**REQUIREMENT:** Return each line of the data below exactly, omitting any pictures.

▬▬▬

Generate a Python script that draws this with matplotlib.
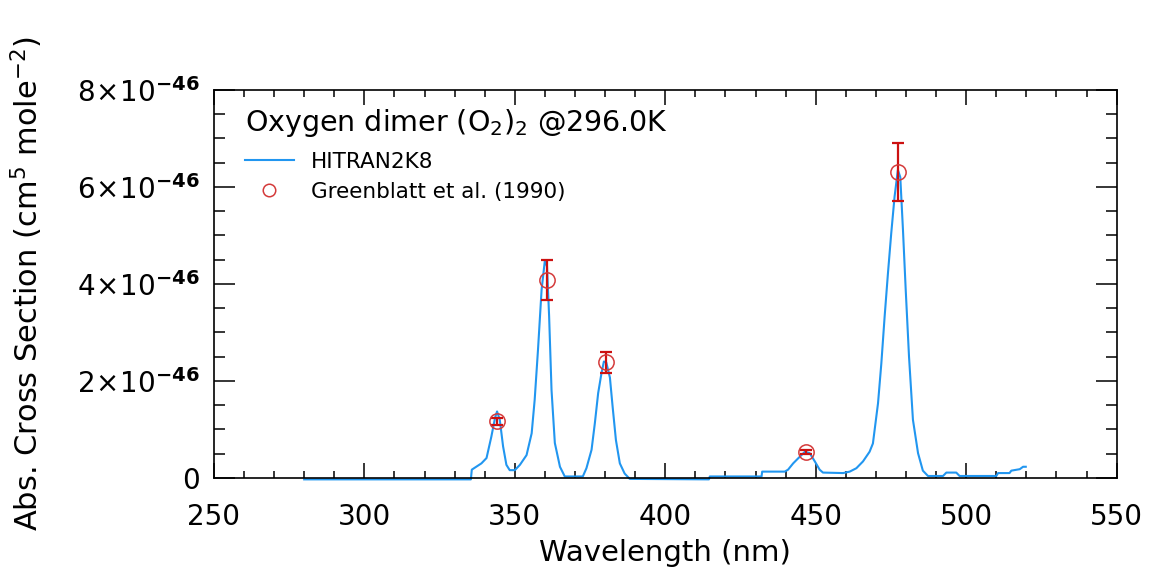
import matplotlib

matplotlib.use("Agg")

import matplotlib.pyplot as plt
from matplotlib.lines import Line2D
from matplotlib.ticker import FixedLocator, FuncFormatter

# HITRAN2K8 cross section (units of 1e-46)
hitran_wl = [
    280.0, 335.4, 335.7, 338.9, 340.6, 342.2, 343.4, 344.1, 345.0, 346.1,
    347.2, 348.3, 350.0, 351.7, 353.9, 355.6, 356.6, 357.7, 358.9, 360.0,
    360.7, 361.4, 362.2, 363.3, 365.0, 366.6, 372.6, 373.8, 375.5, 376.6,
    377.7, 378.8, 379.6, 380.4, 381.6, 382.5, 383.6, 384.9, 386.5, 388.2,
    414.5, 414.8, 432.0, 432.2, 439.7, 440.8, 442.5, 444.1, 446.4, 448.0,
    449.7, 451.3, 452.4, 459.1, 461.3, 463.5, 465.7, 467.9, 469.0, 470.7,
    471.8, 472.9, 474.0, 475.1, 476.2, 477.3, 478.1, 479.0, 479.9, 481.0,
    482.3, 484.0, 485.6, 487.3, 492.3, 493.4, 496.7, 497.8, 510.0, 510.6,
    514.4, 515.0, 517.8, 518.9, 519.8,
]
hitran_xs = [
    -0.03, -0.03, 0.17, 0.30, 0.41, 0.85, 1.23, 1.37, 1.20, 0.65,
    0.27, 0.16, 0.16, 0.27, 0.47, 0.92, 1.61, 2.64, 3.88, 4.49,
    4.36, 3.33, 1.81, 0.72, 0.23, 0.03, 0.03, 0.20, 0.58, 1.13,
    1.75, 2.16, 2.40, 2.38, 2.07, 1.47, 0.78, 0.30, 0.09, -0.02,
    -0.03, 0.03, 0.03, 0.13, 0.13, 0.17, 0.30, 0.40, 0.54, 0.51,
    0.34, 0.17, 0.11, 0.10, 0.13, 0.20, 0.34, 0.54, 0.71, 1.54,
    2.36, 3.33, 4.22, 5.05, 5.80, 6.35, 6.20, 5.10, 3.88, 2.50,
    1.20, 0.51, 0.15, 0.04, 0.04, 0.11, 0.11, 0.04, 0.04, 0.10,
    0.10, 0.15, 0.18, 0.23, 0.23,
]

# Greenblatt et al. (1990) measurements (units of 1e-46)
gb_wl = [344.2, 360.6, 380.3, 446.9, 477.2]
gb_xs = [1.17, 4.08, 2.38, 0.53, 6.30]
gb_err = [0.07, 0.41, 0.21, 0.04, 0.60]

y_ticks = [0, 2, 4, 6, 8]

SCALE = 1e-46
BLUE = "#2196f0"
RED = "#cc1111"

plt.rcParams["font.family"] = "DejaVu Sans"
plt.rcParams["mathtext.fontset"] = "dejavusans"

fig = plt.figure(figsize=(11.5, 5.8), dpi=100)
ax = fig.add_axes([0.186, 0.176, 0.785, 0.669])

ax.plot(hitran_wl, [v * SCALE for v in hitran_xs],
        color=BLUE, lw=1.5, clip_on=False, zorder=2)
ax.errorbar(gb_wl, [v * SCALE for v in gb_xs], yerr=[e * SCALE for e in gb_err],
            fmt="none", ecolor=RED, elinewidth=1.6, capsize=4.5,
            capthick=1.6, zorder=3)
ax.plot(gb_wl, [v * SCALE for v in gb_xs], linestyle="none", marker="o",
        markersize=11, markerfacecolor="none", markeredgecolor="#d43a3a",
        markeredgewidth=1.1, zorder=4)

ax.set_xlim(250, 550)
ax.set_ylim(0, 8e-46)
ax.xaxis.set_major_locator(FixedLocator(range(250, 551, 50)))
ax.xaxis.set_minor_locator(FixedLocator(range(250, 551, 10)))
ax.yaxis.set_major_locator(FixedLocator([t * SCALE for t in y_ticks]))
ax.yaxis.set_minor_locator(FixedLocator([t * 0.5 * SCALE for t in range(17)]))


def yfmt(v, pos):
    n = round(v / SCALE)
    if n == 0:
        return "0"
    return r"$%d\!\times\!10^{\mathbf{-46}}$" % n


ax.yaxis.set_major_formatter(FuncFormatter(yfmt))

ax.tick_params(axis="both", which="both", direction="in", top=True, right=True,
               colors="black", labelsize=20, width=1.1)
ax.tick_params(axis="x", which="major", length=11, pad=18)
ax.tick_params(axis="x", which="minor", length=5)
ax.tick_params(axis="y", which="major", length=15, pad=10)
ax.tick_params(axis="y", which="minor", length=8)
for sp in ax.spines.values():
    sp.set_linewidth(1.2)

ax.set_xlabel("Wavelength (nm)", fontsize=21, labelpad=6)
ax.set_ylabel(r"Abs. Cross Section (cm$^{5}$ mole$^{-2}$)", fontsize=22)
ax.yaxis.set_label_coords(-0.187, 0.5)

handles = [
    Line2D([], [], color=BLUE, lw=1.5),
    Line2D([], [], linestyle="none", marker="o", markersize=9,
           markerfacecolor="none", markeredgecolor="#d43a3a", markeredgewidth=1.1),
]
leg = ax.legend(handles, ["HITRAN2K8", "Greenblatt et al. (1990)"],
                title=r"Oxygen dimer (O$_2$)$_2$ @296.0K", title_fontsize=20.5,
                fontsize=15.5, loc="upper left", frameon=False,
                alignment="left", handlelength=2.3, handletextpad=0.8,
                borderaxespad=0.0, borderpad=0.0,
                bbox_to_anchor=(0.034, 0.955), labelspacing=0.45)
leg._legend_box.sep = 9

fig.savefig("out.png", dpi=100)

▬▬▬

**TASK SOLUTION:**
Generate a Python script that draws this with matplotlib.
import matplotlib

matplotlib.use("Agg")

import matplotlib.pyplot as plt
from matplotlib.lines import Line2D
from matplotlib.ticker import FixedLocator, FuncFormatter

# HITRAN2K8 cross section (units of 1e-46)
hitran_wl = [
    280.0, 335.4, 335.7, 338.9, 340.6, 342.2, 343.4, 344.1, 345.0, 346.1,
    347.2, 348.3, 350.0, 351.7, 353.9, 355.6, 356.6, 357.7, 358.9, 360.0,
    360.7, 361.4, 362.2, 363.3, 365.0, 366.6, 372.6, 373.8, 375.5, 376.6,
    377.7, 378.8, 379.6, 380.4, 381.6, 382.5, 383.6, 384.9, 386.5, 388.2,
    414.5, 414.8, 432.0, 432.2, 439.7, 440.8, 442.5, 444.1, 446.4, 448.0,
    449.7, 451.3, 452.4, 459.1, 461.3, 463.5, 465.7, 467.9, 469.0, 470.7,
    471.8, 472.9, 474.0, 475.1, 476.2, 477.3, 478.1, 479.0, 479.9, 481.0,
    482.3, 484.0, 485.6, 487.3, 492.3, 493.4, 496.7, 497.8, 510.0, 510.6,
    514.4, 515.0, 517.8, 518.9, 519.8,
]
hitran_xs = [
    -0.03, -0.03, 0.17, 0.30, 0.41, 0.85, 1.23, 1.37, 1.20, 0.65,
    0.27, 0.16, 0.16, 0.27, 0.47, 0.92, 1.61, 2.64, 3.88, 4.49,
    4.36, 3.33, 1.81, 0.72, 0.23, 0.03, 0.03, 0.20, 0.58, 1.13,
    1.75, 2.16, 2.40, 2.38, 2.07, 1.47, 0.78, 0.30, 0.09, -0.02,
    -0.03, 0.03, 0.03, 0.13, 0.13, 0.17, 0.30, 0.40, 0.54, 0.51,
    0.34, 0.17, 0.11, 0.10, 0.13, 0.20, 0.34, 0.54, 0.71, 1.54,
    2.36, 3.33, 4.22, 5.05, 5.80, 6.35, 6.20, 5.10, 3.88, 2.50,
    1.20, 0.51, 0.15, 0.04, 0.04, 0.11, 0.11, 0.04, 0.04, 0.10,
    0.10, 0.15, 0.18, 0.23, 0.23,
]

# Greenblatt et al. (1990) measurements (units of 1e-46)
gb_wl = [344.2, 360.6, 380.3, 446.9, 477.2]
gb_xs = [1.17, 4.08, 2.38, 0.53, 6.30]
gb_err = [0.07, 0.41, 0.21, 0.04, 0.60]

y_ticks = [0, 2, 4, 6, 8]

SCALE = 1e-46
BLUE = "#2196f0"
RED = "#cc1111"

plt.rcParams["font.family"] = "DejaVu Sans"
plt.rcParams["mathtext.fontset"] = "dejavusans"

fig = plt.figure(figsize=(11.5, 5.8), dpi=100)
ax = fig.add_axes([0.186, 0.176, 0.785, 0.669])

ax.plot(hitran_wl, [v * SCALE for v in hitran_xs],
        color=BLUE, lw=1.5, clip_on=False, zorder=2)
ax.errorbar(gb_wl, [v * SCALE for v in gb_xs], yerr=[e * SCALE for e in gb_err],
            fmt="none", ecolor=RED, elinewidth=1.6, capsize=4.5,
            capthick=1.6, zorder=3)
ax.plot(gb_wl, [v * SCALE for v in gb_xs], linestyle="none", marker="o",
        markersize=11, markerfacecolor="none", markeredgecolor="#d43a3a",
        markeredgewidth=1.1, zorder=4)

ax.set_xlim(250, 550)
ax.set_ylim(0, 8e-46)
ax.xaxis.set_major_locator(FixedLocator(range(250, 551, 50)))
ax.xaxis.set_minor_locator(FixedLocator(range(250, 551, 10)))
ax.yaxis.set_major_locator(FixedLocator([t * SCALE for t in y_ticks]))
ax.yaxis.set_minor_locator(FixedLocator([t * 0.5 * SCALE for t in range(17)]))


def yfmt(v, pos):
    n = round(v / SCALE)
    if n == 0:
        return "0"
    return r"$%d\!\times\!10^{\mathbf{-46}}$" % n


ax.yaxis.set_major_formatter(FuncFormatter(yfmt))

ax.tick_params(axis="both", which="both", direction="in", top=True, right=True,
               colors="black", labelsize=20, width=1.1)
ax.tick_params(axis="x", which="major", length=11, pad=18)
ax.tick_params(axis="x", which="minor", length=5)
ax.tick_params(axis="y", which="major", length=15, pad=10)
ax.tick_params(axis="y", which="minor", length=8)
for sp in ax.spines.values():
    sp.set_linewidth(1.2)

ax.set_xlabel("Wavelength (nm)", fontsize=21, labelpad=6)
ax.set_ylabel(r"Abs. Cross Section (cm$^{5}$ mole$^{-2}$)", fontsize=22)
ax.yaxis.set_label_coords(-0.187, 0.5)

handles = [
    Line2D([], [], color=BLUE, lw=1.5),
    Line2D([], [], linestyle="none", marker="o", markersize=9,
           markerfacecolor="none", markeredgecolor="#d43a3a", markeredgewidth=1.1),
]
leg = ax.legend(handles, ["HITRAN2K8", "Greenblatt et al. (1990)"],
                title=r"Oxygen dimer (O$_2$)$_2$ @296.0K", title_fontsize=20.5,
                fontsize=15.5, loc="upper left", frameon=False,
                alignment="left", handlelength=2.3, handletextpad=0.8,
                borderaxespad=0.0, borderpad=0.0,
                bbox_to_anchor=(0.034, 0.955), labelspacing=0.45)
leg._legend_box.sep = 9

fig.savefig("out.png", dpi=100)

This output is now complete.